= Description of the task =
Quote all lines below exactly. Images stay out.
╭─ Supplied data
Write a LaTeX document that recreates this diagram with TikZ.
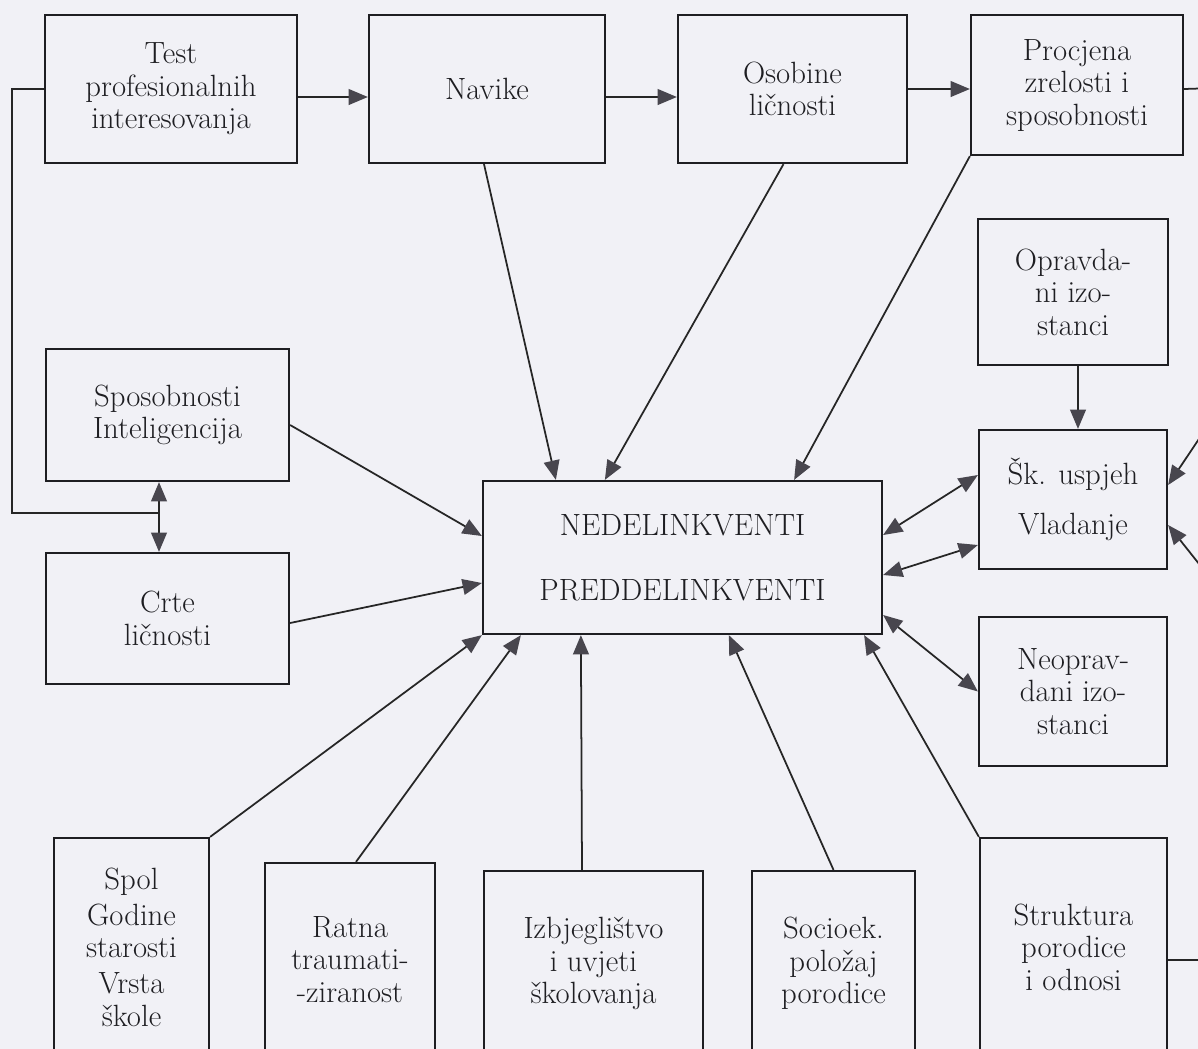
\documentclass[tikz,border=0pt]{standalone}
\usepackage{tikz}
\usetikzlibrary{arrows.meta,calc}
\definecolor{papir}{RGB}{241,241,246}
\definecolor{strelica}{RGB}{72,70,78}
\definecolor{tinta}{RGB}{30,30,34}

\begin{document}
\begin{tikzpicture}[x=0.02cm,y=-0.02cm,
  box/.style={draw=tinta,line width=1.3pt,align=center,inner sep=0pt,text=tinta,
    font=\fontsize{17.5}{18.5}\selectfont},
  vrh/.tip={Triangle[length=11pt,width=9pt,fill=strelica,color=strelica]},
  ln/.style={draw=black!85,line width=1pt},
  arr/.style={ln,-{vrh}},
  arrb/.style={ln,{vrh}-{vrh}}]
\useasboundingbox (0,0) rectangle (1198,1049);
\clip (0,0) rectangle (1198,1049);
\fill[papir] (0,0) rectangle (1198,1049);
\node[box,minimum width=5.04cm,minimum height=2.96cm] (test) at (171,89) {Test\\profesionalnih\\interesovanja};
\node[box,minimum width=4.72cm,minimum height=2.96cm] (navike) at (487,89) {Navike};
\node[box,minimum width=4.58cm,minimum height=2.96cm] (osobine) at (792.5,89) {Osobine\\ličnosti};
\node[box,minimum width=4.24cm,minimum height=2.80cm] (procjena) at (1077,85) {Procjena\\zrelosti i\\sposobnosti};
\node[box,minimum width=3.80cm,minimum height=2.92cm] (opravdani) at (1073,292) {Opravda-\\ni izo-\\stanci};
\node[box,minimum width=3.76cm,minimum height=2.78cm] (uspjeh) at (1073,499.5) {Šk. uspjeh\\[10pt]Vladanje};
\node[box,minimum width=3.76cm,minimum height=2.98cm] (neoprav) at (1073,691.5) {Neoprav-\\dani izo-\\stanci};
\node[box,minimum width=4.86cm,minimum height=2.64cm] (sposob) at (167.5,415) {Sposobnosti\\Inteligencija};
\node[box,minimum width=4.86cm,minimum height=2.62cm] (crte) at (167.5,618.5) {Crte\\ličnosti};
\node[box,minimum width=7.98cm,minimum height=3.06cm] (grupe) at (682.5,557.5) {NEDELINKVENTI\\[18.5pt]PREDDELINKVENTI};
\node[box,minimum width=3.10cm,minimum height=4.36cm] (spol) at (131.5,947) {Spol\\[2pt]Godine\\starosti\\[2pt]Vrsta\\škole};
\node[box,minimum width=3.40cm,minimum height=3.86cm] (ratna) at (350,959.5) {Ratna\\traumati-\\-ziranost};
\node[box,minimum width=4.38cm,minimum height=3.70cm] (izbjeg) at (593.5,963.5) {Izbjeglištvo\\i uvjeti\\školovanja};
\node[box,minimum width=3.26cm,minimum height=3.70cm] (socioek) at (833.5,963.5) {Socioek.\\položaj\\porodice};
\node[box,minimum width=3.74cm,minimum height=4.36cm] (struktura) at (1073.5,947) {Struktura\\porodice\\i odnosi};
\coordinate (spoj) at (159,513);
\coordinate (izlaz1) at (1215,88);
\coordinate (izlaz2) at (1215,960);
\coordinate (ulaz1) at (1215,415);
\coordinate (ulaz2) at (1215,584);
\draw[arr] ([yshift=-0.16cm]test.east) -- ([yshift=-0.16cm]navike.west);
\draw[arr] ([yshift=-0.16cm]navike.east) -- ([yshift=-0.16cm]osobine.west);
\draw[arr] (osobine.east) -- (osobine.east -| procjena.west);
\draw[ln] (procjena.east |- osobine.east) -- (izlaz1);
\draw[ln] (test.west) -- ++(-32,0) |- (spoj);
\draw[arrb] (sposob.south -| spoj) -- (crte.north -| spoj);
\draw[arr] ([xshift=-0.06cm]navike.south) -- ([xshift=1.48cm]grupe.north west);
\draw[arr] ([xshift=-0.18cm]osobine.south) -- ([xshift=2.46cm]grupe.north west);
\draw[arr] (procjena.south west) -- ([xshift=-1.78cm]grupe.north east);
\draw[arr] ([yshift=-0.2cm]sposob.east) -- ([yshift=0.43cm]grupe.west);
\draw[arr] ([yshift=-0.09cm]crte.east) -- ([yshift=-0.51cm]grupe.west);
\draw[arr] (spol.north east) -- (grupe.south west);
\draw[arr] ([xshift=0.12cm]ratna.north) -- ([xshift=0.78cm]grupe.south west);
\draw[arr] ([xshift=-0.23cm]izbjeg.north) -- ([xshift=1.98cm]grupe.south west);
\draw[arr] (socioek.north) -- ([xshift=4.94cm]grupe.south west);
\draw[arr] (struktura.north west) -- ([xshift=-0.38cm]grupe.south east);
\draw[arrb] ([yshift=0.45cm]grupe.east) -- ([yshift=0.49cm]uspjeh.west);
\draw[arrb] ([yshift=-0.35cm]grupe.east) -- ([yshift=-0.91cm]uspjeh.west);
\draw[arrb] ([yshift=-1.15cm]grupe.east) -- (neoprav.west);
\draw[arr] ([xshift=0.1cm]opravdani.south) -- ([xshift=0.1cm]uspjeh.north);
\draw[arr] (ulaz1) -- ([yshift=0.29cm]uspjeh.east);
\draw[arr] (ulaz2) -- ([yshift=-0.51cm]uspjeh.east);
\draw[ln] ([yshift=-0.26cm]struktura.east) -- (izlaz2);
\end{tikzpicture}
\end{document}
╰─
= Task solution =
Write a LaTeX document that recreates this diagram with TikZ.
\documentclass[tikz,border=0pt]{standalone}
\usepackage{tikz}
\usetikzlibrary{arrows.meta,calc}
\definecolor{papir}{RGB}{241,241,246}
\definecolor{strelica}{RGB}{72,70,78}
\definecolor{tinta}{RGB}{30,30,34}

\begin{document}
\begin{tikzpicture}[x=0.02cm,y=-0.02cm,
  box/.style={draw=tinta,line width=1.3pt,align=center,inner sep=0pt,text=tinta,
    font=\fontsize{17.5}{18.5}\selectfont},
  vrh/.tip={Triangle[length=11pt,width=9pt,fill=strelica,color=strelica]},
  ln/.style={draw=black!85,line width=1pt},
  arr/.style={ln,-{vrh}},
  arrb/.style={ln,{vrh}-{vrh}}]
\useasboundingbox (0,0) rectangle (1198,1049);
\clip (0,0) rectangle (1198,1049);
\fill[papir] (0,0) rectangle (1198,1049);
\node[box,minimum width=5.04cm,minimum height=2.96cm] (test) at (171,89) {Test\\profesionalnih\\interesovanja};
\node[box,minimum width=4.72cm,minimum height=2.96cm] (navike) at (487,89) {Navike};
\node[box,minimum width=4.58cm,minimum height=2.96cm] (osobine) at (792.5,89) {Osobine\\ličnosti};
\node[box,minimum width=4.24cm,minimum height=2.80cm] (procjena) at (1077,85) {Procjena\\zrelosti i\\sposobnosti};
\node[box,minimum width=3.80cm,minimum height=2.92cm] (opravdani) at (1073,292) {Opravda-\\ni izo-\\stanci};
\node[box,minimum width=3.76cm,minimum height=2.78cm] (uspjeh) at (1073,499.5) {Šk. uspjeh\\[10pt]Vladanje};
\node[box,minimum width=3.76cm,minimum height=2.98cm] (neoprav) at (1073,691.5) {Neoprav-\\dani izo-\\stanci};
\node[box,minimum width=4.86cm,minimum height=2.64cm] (sposob) at (167.5,415) {Sposobnosti\\Inteligencija};
\node[box,minimum width=4.86cm,minimum height=2.62cm] (crte) at (167.5,618.5) {Crte\\ličnosti};
\node[box,minimum width=7.98cm,minimum height=3.06cm] (grupe) at (682.5,557.5) {NEDELINKVENTI\\[18.5pt]PREDDELINKVENTI};
\node[box,minimum width=3.10cm,minimum height=4.36cm] (spol) at (131.5,947) {Spol\\[2pt]Godine\\starosti\\[2pt]Vrsta\\škole};
\node[box,minimum width=3.40cm,minimum height=3.86cm] (ratna) at (350,959.5) {Ratna\\traumati-\\-ziranost};
\node[box,minimum width=4.38cm,minimum height=3.70cm] (izbjeg) at (593.5,963.5) {Izbjeglištvo\\i uvjeti\\školovanja};
\node[box,minimum width=3.26cm,minimum height=3.70cm] (socioek) at (833.5,963.5) {Socioek.\\položaj\\porodice};
\node[box,minimum width=3.74cm,minimum height=4.36cm] (struktura) at (1073.5,947) {Struktura\\porodice\\i odnosi};
\coordinate (spoj) at (159,513);
\coordinate (izlaz1) at (1215,88);
\coordinate (izlaz2) at (1215,960);
\coordinate (ulaz1) at (1215,415);
\coordinate (ulaz2) at (1215,584);
\draw[arr] ([yshift=-0.16cm]test.east) -- ([yshift=-0.16cm]navike.west);
\draw[arr] ([yshift=-0.16cm]navike.east) -- ([yshift=-0.16cm]osobine.west);
\draw[arr] (osobine.east) -- (osobine.east -| procjena.west);
\draw[ln] (procjena.east |- osobine.east) -- (izlaz1);
\draw[ln] (test.west) -- ++(-32,0) |- (spoj);
\draw[arrb] (sposob.south -| spoj) -- (crte.north -| spoj);
\draw[arr] ([xshift=-0.06cm]navike.south) -- ([xshift=1.48cm]grupe.north west);
\draw[arr] ([xshift=-0.18cm]osobine.south) -- ([xshift=2.46cm]grupe.north west);
\draw[arr] (procjena.south west) -- ([xshift=-1.78cm]grupe.north east);
\draw[arr] ([yshift=-0.2cm]sposob.east) -- ([yshift=0.43cm]grupe.west);
\draw[arr] ([yshift=-0.09cm]crte.east) -- ([yshift=-0.51cm]grupe.west);
\draw[arr] (spol.north east) -- (grupe.south west);
\draw[arr] ([xshift=0.12cm]ratna.north) -- ([xshift=0.78cm]grupe.south west);
\draw[arr] ([xshift=-0.23cm]izbjeg.north) -- ([xshift=1.98cm]grupe.south west);
\draw[arr] (socioek.north) -- ([xshift=4.94cm]grupe.south west);
\draw[arr] (struktura.north west) -- ([xshift=-0.38cm]grupe.south east);
\draw[arrb] ([yshift=0.45cm]grupe.east) -- ([yshift=0.49cm]uspjeh.west);
\draw[arrb] ([yshift=-0.35cm]grupe.east) -- ([yshift=-0.91cm]uspjeh.west);
\draw[arrb] ([yshift=-1.15cm]grupe.east) -- (neoprav.west);
\draw[arr] ([xshift=0.1cm]opravdani.south) -- ([xshift=0.1cm]uspjeh.north);
\draw[arr] (ulaz1) -- ([yshift=0.29cm]uspjeh.east);
\draw[arr] (ulaz2) -- ([yshift=-0.51cm]uspjeh.east);
\draw[ln] ([yshift=-0.26cm]struktura.east) -- (izlaz2);
\end{tikzpicture}
\end{document}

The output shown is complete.